Universal composite pulses for efficient population inversion with an arbitrary excitation profile

We introduce a method to rotate arbitrarily the excitation profile of universal broadband composite pulse sequences for robust high-fidelity population inversion. These pulses compensate deviations in any experimental parameter (e.g., pulse amplitude, pulse duration, detuning from resonance, Stark shifts, unwanted frequency chirp, etc.) and are applicable with any pulse shape.

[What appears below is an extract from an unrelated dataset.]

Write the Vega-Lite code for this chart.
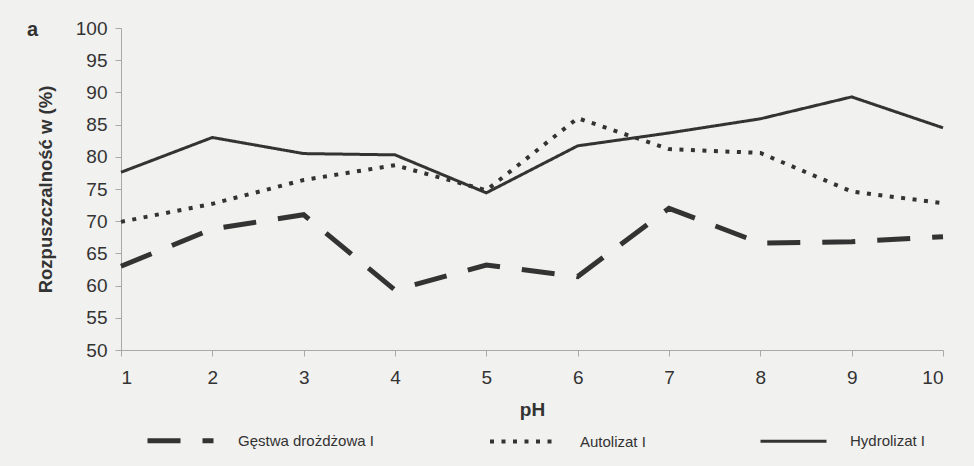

The rotation allows one to achieve higher-order robustness to any combination of pulse area and detuning errors at no additional cost. The latter can be particularly useful, e.g., when detuning errors are due to Stark shifts that are correlated with the power of the applied field. We demonstrate the efficiency and universality of these composite pulses by experimental implementation for rephasing of atomic coherences in a ${\text{Pr}}^{3+}\text{:}{\text{Y}}_2{\text{SiO}}_5$ crystal.

Figure 1

Numerical simulation: transition probability $P_{12}^{\left(n\right)}$ vs static detuning and duration $T$ of each constituent pulse (referred to as “pulse duration”) for a single pulse (a) and CPs from the U3 group [(b)–(e)] with phases from Table 1. The particular choice of ${\varphi }_2$ allows arbitrary rotation of the excitation profile and higher-order error compensation at no additional cost. Note that the excitation profiles of U3(${90}^{\circ }$) and U3($0^{\circ }$) are symmetric around the $\mathrm{\Delta }=0$ axis. The pulses are assumed rectangular with a Rabi frequency of $\mathrm{\Omega }=50\mathrm{kHz}$ (in frequency units). Thick solid lines indicate regions of high transfer probabilities beyond 0.95, thin solid lines indicate regions with transfer probability beyond 0.7, and dashed lines indicate regions with transfer probability beyond 0.5.

Figure 2

Numerical simulation: transition probability $P_{12}^{\left(n\right)}$ vs static detuning and duration $T$ of each constituent pulse for CPs from the U5 group with phases from Table 1 and Eq. (4). As expected, the high efficiency ranges are much broader than with the U3 sequence [compare with Figs. 1–1]. As we change the free parameter ${\varphi }_2$, the excitation profile rotates and allows additional higher-order error compensation for specific pulse area and detuning errors, as well as their combinations. Note that the excitation profiles of U5(${150}^{\circ }$) and U5(${330}^{\circ }$) are symmetric around the $\mathrm{\Delta }=0$ axis. The pulses are assumed rectangular with a Rabi frequency of $\mathrm{\Omega }=50$ kHz (in frequency units). For compactness of presentation we omit the plots for U5(${270}^{\circ }$) and U5(${30}^{\circ }$).

Figure 3

Experimental data: rephasing efficiency in the EIT-driven optical memory in ${\text{Pr}}^{3+}\text{:}{\text{Y}}_2{\text{SiO}}_5$, involving either single pulses (a) or different U3 rephasing sequences [(b)–(e)], vs pulse duration and detuning. Blue color indicates low and red color indicates high rephasing efficiency. The rephasing efficiency is normalized with respect to the maximum efficiency of all investigated sequences [i.e., the maximum of the U5(${60}^{\circ }$) sequence].

Figure 4

Experimental data: rephasing efficiency in the EIT-driven optical memory in ${\text{Pr}}^{3+}\text{:}{\text{Y}}_2{\text{SiO}}_5$, involving either single pulses (a) or different U5 rephasing sequences [(b)–(e)], vs pulse duration and detuning. The rephasing efficiency is normalized with respect to the maximum efficiency of all investigated sequences [i.e., the maximum of the U5(${60}^{\circ }$) sequence].